With all pictures omitted, return verbatim the lines from the beginning of the records below through the line containing "const yExps = [-6, -5, -4, -3, -2, -1];".

:: Records for processing

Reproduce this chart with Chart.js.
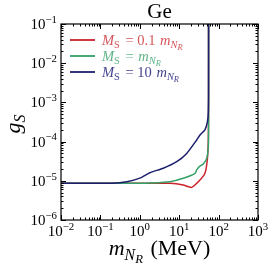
<!DOCTYPE html>
<html lang="en">
<head>
<meta charset="UTF-8">
<title>Ge</title>
<script src="https://cdn.jsdelivr.net/npm/chart.js@4.4.0/dist/chart.umd.min.js"></script>
<style>
  html, body { margin: 0; padding: 0; background: #fff; }
</style>
</head>
<body>
<canvas id="chart" width="272" height="270"></canvas>
<script>
// values (m_NR in MeV, g_S)
const massRed  = [0.01, 1, 1.8, 5.8, 12.7, 20.7, 33.7, 45, 51.6, 54.8, 55.6, 55.6];
const gRed     = [8.7e-6, 8.7e-6, 8.7e-6, 8.6e-6, 7.8e-6, 6.8e-6, 1.05e-5, 1.55e-5, 3.4e-5, 1.1e-4, 1e-3, 1];
const massGreen = [0.01, 1, 1.8, 5.8, 12.7, 25.2, 27.8, 32.4, 40.9, 49.9, 54.8, 55.6, 55.7, 55.7];
const gGreen    = [8.7e-6, 8.7e-6, 8.8e-6, 9.5e-6, 1.16e-5, 1.55e-5, 1.89e-5, 2.3e-5, 2.7e-5, 3.7e-5, 7.4e-5, 1.5e-4, 1e-3, 1];
const massBlue = [0.01, 0.2, 0.47, 1, 1.8, 3.95, 8.65, 15.5, 27.8, 33.7, 45, 52, 54.8, 55.6, 55.6];
const gBlue    = [8.7e-6, 8.7e-6, 9.5e-6, 1.17e-5, 1.61e-5, 2.09e-5, 3.07e-5, 5.0e-5, 1.1e-4, 1.48e-4, 2.0e-4, 3.2e-4, 5.4e-4, 2e-3, 1];

const xExps = [-2, -1, 0, 1, 2, 3];
const yExps = [-6, -5, -4, -3, -2, -1];

const seriesColors = ['#cc2229', '#35a067', '#1c1e6e'];
const labelColors  = ['#d6555a', '#5fb386', '#44448f'];

const SERIF = '"Liberation Serif", "DejaVu Serif", serif';

function pts(xs, ys) {
    return xs.map((x, i) => ({ x: x, y: ys[i] }));
}

// text made of parts: {t, i: italic, l: level (0 base, 1 sub, 2 subsub, -1 sup)}
function fontFor(p, size) {
    let s = size;
    if (p.l === 1 || p.l === -1) s = size * 0.72;
    if (p.l === 2) s = size * 0.58;
    return (p.i ? 'italic ' : '') + s + 'px ' + SERIF;
}
function richWidth(ctx, parts, size) {
    let w = 0;
    parts.forEach(p => {
        ctx.font = fontFor(p, size);
        w += ctx.measureText(p.t).width + (p.gap || 0);
    });
    return w;
}
function drawRich(ctx, parts, x, y, size, align) {
    const w = richWidth(ctx, parts, size);
    let cx = x;
    if (align === 'center') cx = x - w / 2;
    if (align === 'right') cx = x - w;
    ctx.textAlign = 'left';
    ctx.textBaseline = 'alphabetic';
    parts.forEach(p => {
        ctx.font = fontFor(p, size);
        let dy = 0;
        if (p.l === 1) dy = size * 0.22;
        if (p.l === 2) dy = size * 0.36;
        if (p.l === -1) dy = -size * 0.42;
        ctx.fillText(p.t, cx, y + dy);
        cx += ctx.measureText(p.t).width + (p.gap || 0);
    });
}

const axesPlugin = {
    id: 'axesPlugin',
    afterDatasetsDraw(chart) {
        const ctx = chart.ctx;
        const a = chart.chartArea;
        const xs = chart.scales.x;
        const ys = chart.scales.y;
        ctx.save();
        ctx.strokeStyle = '#000';
        ctx.fillStyle = '#000';
        ctx.lineWidth = 1;

        // ticks inward on all four sides
        const major = 5, minor = 2.5;
        function xTick(v, len) {
            const px = Math.round(xs.getPixelForValue(v)) + 0.5;
            ctx.beginPath();
            ctx.moveTo(px, a.bottom); ctx.lineTo(px, a.bottom - len);
            ctx.moveTo(px, a.top); ctx.lineTo(px, a.top + len);
            ctx.stroke();
        }
        function yTick(v, len) {
            const py = Math.round(ys.getPixelForValue(v)) + 0.5;
            ctx.beginPath();
            ctx.moveTo(a.left, py); ctx.lineTo(a.left + len, py);
            ctx.moveTo(a.right, py); ctx.lineTo(a.right - len, py);
            ctx.stroke();
        }
        for (let e = xExps[0]; e < xExps[xExps.length - 1]; e++) {
            for (let k = 2; k <= 9; k++) xTick(k * Math.pow(10, e), minor);
        }
        for (let e = yExps[0]; e < yExps[yExps.length - 1]; e++) {
            for (let k = 2; k <= 9; k++) yTick(k * Math.pow(10, e), minor);
        }
        xExps.forEach(e => xTick(Math.pow(10, e), major));
        yExps.forEach(e => yTick(Math.pow(10, e), major));

        // frame
        ctx.lineWidth = 1.2;
        ctx.strokeRect(a.left, a.top, a.right - a.left, a.bottom - a.top);

        // tick labels
        xExps.forEach(e => {
            const px = xs.getPixelForValue(Math.pow(10, e));
            drawRich(ctx, [{ t: '10' }, { t: (e < 0 ? '\u2212' : '') + Math.abs(e), l: -1 }], px, a.bottom + 16, 15, 'center');
        });
        yExps.forEach(e => {
            const py = ys.getPixelForValue(Math.pow(10, e));
            drawRich(ctx, [{ t: '10' }, { t: (e < 0 ? '\u2212' : '') + Math.abs(e), l: -1 }], a.left - 4, py + 5, 15, 'right');
        });

        // title
        const cx = (a.left + a.right) / 2;
        drawRich(ctx, [{ t: 'Ge' }], cx, 18, 21, 'center');

        // x axis title
        drawRich(ctx, [{ t: 'm', i: true }, { t: 'N', i: true, l: 1 }, { t: 'R', i: true, l: 2, gap: 2 }, { t: ' (MeV)' }],
            cx, 255, 22, 'center');

        // y axis title, rotated
        ctx.save();
        ctx.translate(20, (a.top + a.bottom) / 2 + 2);
        ctx.rotate(-Math.PI / 2);
        drawRich(ctx, [{ t: 'g', i: true }, { t: 'S', i: true, l: 1 }], 0, 0, 22, 'center');
        ctx.restore();

        // legend
        const legendRows = [
            [{ t: 'M', i: true }, { t: 'S', l: 1, gap: 2 }, { t: ' = 0.1 ', gap: 1 }, { t: 'm', i: true }, { t: 'N', i: true, l: 1 }, { t: 'R', i: true, l: 2 }],
            [{ t: 'M', i: true }, { t: 'S', l: 1, gap: 2 }, { t: ' = ', gap: 1 }, { t: 'm', i: true }, { t: 'N', i: true, l: 1 }, { t: 'R', i: true, l: 2 }],
            [{ t: 'M', i: true }, { t: 'S', l: 1, gap: 2 }, { t: ' = 10 ', gap: 1 }, { t: 'm', i: true }, { t: 'N', i: true, l: 1 }, { t: 'R', i: true, l: 2 }]
        ];
        legendRows.forEach((row, i) => {
            const ly = a.top + 16 + i * 16;
            ctx.strokeStyle = seriesColors[i];
            ctx.lineWidth = 1.8;
            ctx.beginPath();
            ctx.moveTo(a.left + 9, ly); ctx.lineTo(a.left + 34, ly);
            ctx.stroke();
            ctx.fillStyle = labelColors[i];
            drawRich(ctx, row, a.left + 41, ly + 4.5, 14.5, 'left');
        });
        ctx.restore();
    }
};

const ctx = document.getElementById('chart').getContext('2d');
const chart = new Chart(ctx, {
    type: 'scatter',
    data: {
        datasets: [
            { label: 'MS = 0.1 mNR', data: pts(massRed, gRed), borderColor: seriesColors[0], order: 3 },
            { label: 'MS = mNR', data: pts(massGreen, gGreen), borderColor: seriesColors[1], order: 2 },
            { label: 'MS = 10 mNR', data: pts(massBlue, gBlue), borderColor: seriesColors[2], order: 1 }
        ].map(d => Object.assign(d, {
            showLine: true, pointRadius: 0, borderWidth: 1.5, tension: 0.2, clip: 0
        }))
    },
    options: {
        responsive: false,
        animation: false,
        layout: { padding: { left: 0, right: 14, top: 24, bottom: 0 } },
        plugins: { legend: { display: false }, tooltip: { enabled: false }, title: { display: false } },
        scales: {
            x: {
                type: 'logarithmic', min: 1e-2, max: 1e3,
                grid: { display: false, drawTicks: false },
                border: { display: false },
                ticks: { display: false },
                afterFit: s => { s.height = 50; }
            },
            y: {
                type: 'logarithmic', min: 1e-6, max: 1e-1,
                grid: { display: false, drawTicks: false },
                border: { display: false },
                ticks: { display: false },
                afterFit: s => { s.width = 61; }
            }
        }
    },
    plugins: [axesPlugin]
});
</script>
</body>
</html>
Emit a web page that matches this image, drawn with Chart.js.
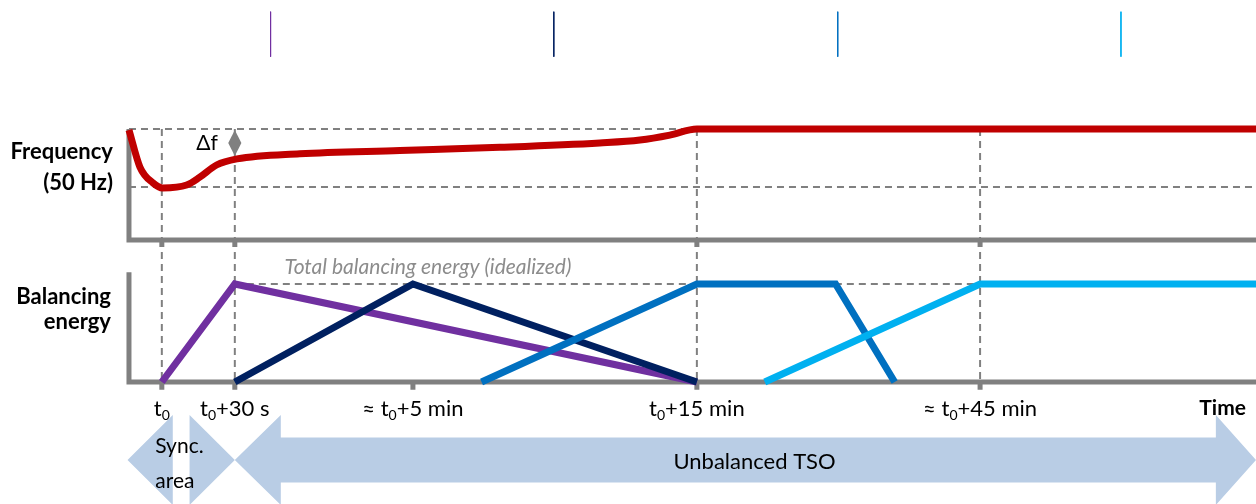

::::

= Exercise response =
Reproduce this chart with Chart.js.
<!DOCTYPE html>
<html lang="en">
<head>
<meta charset="UTF-8">
<title>Ge</title>
<script src="https://cdn.jsdelivr.net/npm/chart.js@4.4.0/dist/chart.umd.min.js"></script>
<style>
  html, body { margin: 0; padding: 0; background: #fff; }
</style>
</head>
<body>
<canvas id="chart" width="272" height="270"></canvas>
<script>
// values (m_NR in MeV, g_S)
const massRed  = [0.01, 1, 1.8, 5.8, 12.7, 20.7, 33.7, 45, 51.6, 54.8, 55.6, 55.6];
const gRed     = [8.7e-6, 8.7e-6, 8.7e-6, 8.6e-6, 7.8e-6, 6.8e-6, 1.05e-5, 1.55e-5, 3.4e-5, 1.1e-4, 1e-3, 1];
const massGreen = [0.01, 1, 1.8, 5.8, 12.7, 25.2, 27.8, 32.4, 40.9, 49.9, 54.8, 55.6, 55.7, 55.7];
const gGreen    = [8.7e-6, 8.7e-6, 8.8e-6, 9.5e-6, 1.16e-5, 1.55e-5, 1.89e-5, 2.3e-5, 2.7e-5, 3.7e-5, 7.4e-5, 1.5e-4, 1e-3, 1];
const massBlue = [0.01, 0.2, 0.47, 1, 1.8, 3.95, 8.65, 15.5, 27.8, 33.7, 45, 52, 54.8, 55.6, 55.6];
const gBlue    = [8.7e-6, 8.7e-6, 9.5e-6, 1.17e-5, 1.61e-5, 2.09e-5, 3.07e-5, 5.0e-5, 1.1e-4, 1.48e-4, 2.0e-4, 3.2e-4, 5.4e-4, 2e-3, 1];

const xExps = [-2, -1, 0, 1, 2, 3];
const yExps = [-6, -5, -4, -3, -2, -1];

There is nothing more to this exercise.